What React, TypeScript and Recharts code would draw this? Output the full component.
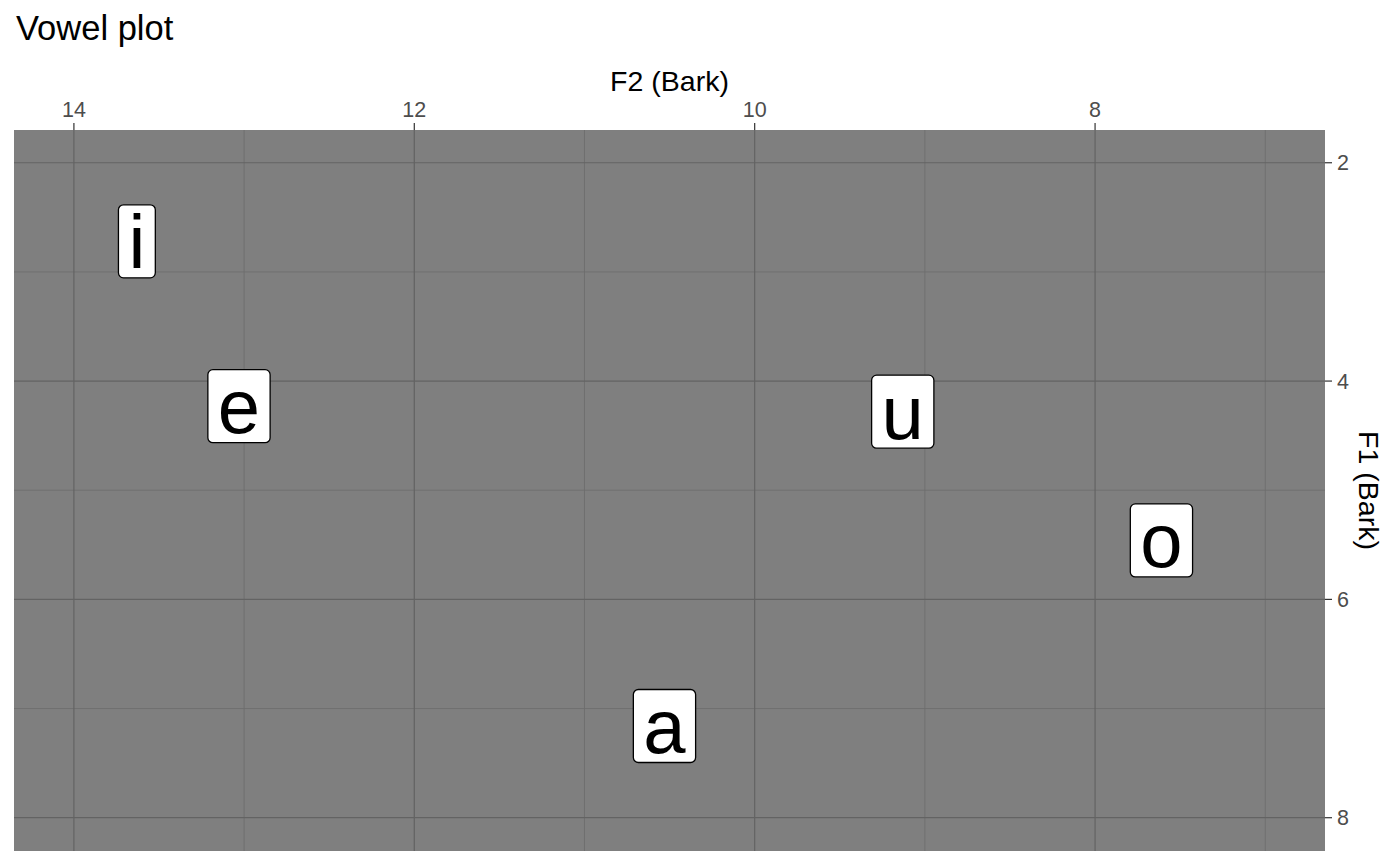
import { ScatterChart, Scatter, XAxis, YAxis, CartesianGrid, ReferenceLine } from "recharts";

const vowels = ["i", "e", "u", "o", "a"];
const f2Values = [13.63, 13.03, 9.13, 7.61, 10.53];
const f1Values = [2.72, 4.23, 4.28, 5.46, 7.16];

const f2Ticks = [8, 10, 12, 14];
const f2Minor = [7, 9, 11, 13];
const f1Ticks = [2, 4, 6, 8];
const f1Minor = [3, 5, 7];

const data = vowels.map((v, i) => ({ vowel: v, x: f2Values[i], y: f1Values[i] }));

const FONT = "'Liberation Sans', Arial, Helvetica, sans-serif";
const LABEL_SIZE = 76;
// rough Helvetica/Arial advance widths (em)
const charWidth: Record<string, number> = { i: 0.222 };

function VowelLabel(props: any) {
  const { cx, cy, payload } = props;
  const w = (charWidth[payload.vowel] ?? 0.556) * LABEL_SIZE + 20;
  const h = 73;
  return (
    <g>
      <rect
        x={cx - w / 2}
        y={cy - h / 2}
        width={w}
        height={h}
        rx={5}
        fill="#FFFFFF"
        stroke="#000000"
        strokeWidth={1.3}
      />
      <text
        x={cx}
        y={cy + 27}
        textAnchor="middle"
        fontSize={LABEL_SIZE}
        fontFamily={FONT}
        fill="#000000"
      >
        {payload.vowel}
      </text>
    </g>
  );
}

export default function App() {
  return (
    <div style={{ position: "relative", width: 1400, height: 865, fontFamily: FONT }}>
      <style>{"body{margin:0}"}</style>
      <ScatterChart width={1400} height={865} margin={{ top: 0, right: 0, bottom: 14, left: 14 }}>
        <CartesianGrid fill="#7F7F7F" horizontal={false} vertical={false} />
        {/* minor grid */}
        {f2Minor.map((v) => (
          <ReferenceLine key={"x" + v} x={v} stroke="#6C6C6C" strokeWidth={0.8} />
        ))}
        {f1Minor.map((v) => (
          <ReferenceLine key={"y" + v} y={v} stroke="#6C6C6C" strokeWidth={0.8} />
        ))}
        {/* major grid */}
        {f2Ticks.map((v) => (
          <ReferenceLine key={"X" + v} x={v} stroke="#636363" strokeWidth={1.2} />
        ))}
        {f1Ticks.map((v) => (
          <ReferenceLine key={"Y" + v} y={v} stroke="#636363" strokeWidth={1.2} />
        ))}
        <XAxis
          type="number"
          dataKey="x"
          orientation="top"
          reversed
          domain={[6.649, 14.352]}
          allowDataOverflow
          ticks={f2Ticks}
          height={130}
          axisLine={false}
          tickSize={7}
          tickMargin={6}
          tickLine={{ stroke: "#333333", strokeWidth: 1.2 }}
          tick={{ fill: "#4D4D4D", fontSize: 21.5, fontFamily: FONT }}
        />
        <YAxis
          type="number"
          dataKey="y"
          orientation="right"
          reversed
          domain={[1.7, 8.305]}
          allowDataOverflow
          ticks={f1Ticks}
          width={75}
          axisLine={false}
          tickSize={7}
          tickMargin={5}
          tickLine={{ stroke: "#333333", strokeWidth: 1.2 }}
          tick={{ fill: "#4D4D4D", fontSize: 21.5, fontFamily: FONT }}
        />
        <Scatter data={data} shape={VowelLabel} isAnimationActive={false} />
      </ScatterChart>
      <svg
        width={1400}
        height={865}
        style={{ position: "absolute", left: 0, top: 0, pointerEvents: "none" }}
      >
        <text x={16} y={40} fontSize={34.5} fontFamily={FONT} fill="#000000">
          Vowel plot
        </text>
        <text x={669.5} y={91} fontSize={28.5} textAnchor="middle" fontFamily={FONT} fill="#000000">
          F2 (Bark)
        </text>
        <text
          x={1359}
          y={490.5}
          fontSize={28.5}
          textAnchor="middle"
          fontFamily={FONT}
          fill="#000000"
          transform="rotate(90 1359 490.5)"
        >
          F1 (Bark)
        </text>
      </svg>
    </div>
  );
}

====

» SET PROBLEM:
From the first line above down to the line with "const charWidth: Record<string, number>", reproduce every line and no others, omitting pictures.

» EXERCISE RESULT:
What React, TypeScript and Recharts code would draw this? Output the full component.
import { ScatterChart, Scatter, XAxis, YAxis, CartesianGrid, ReferenceLine } from "recharts";

const vowels = ["i", "e", "u", "o", "a"];
const f2Values = [13.63, 13.03, 9.13, 7.61, 10.53];
const f1Values = [2.72, 4.23, 4.28, 5.46, 7.16];

const f2Ticks = [8, 10, 12, 14];
const f2Minor = [7, 9, 11, 13];
const f1Ticks = [2, 4, 6, 8];
const f1Minor = [3, 5, 7];

const data = vowels.map((v, i) => ({ vowel: v, x: f2Values[i], y: f1Values[i] }));

const FONT = "'Liberation Sans', Arial, Helvetica, sans-serif";
const LABEL_SIZE = 76;
// rough Helvetica/Arial advance widths (em)
const charWidth: Record<string, number> = { i: 0.222 };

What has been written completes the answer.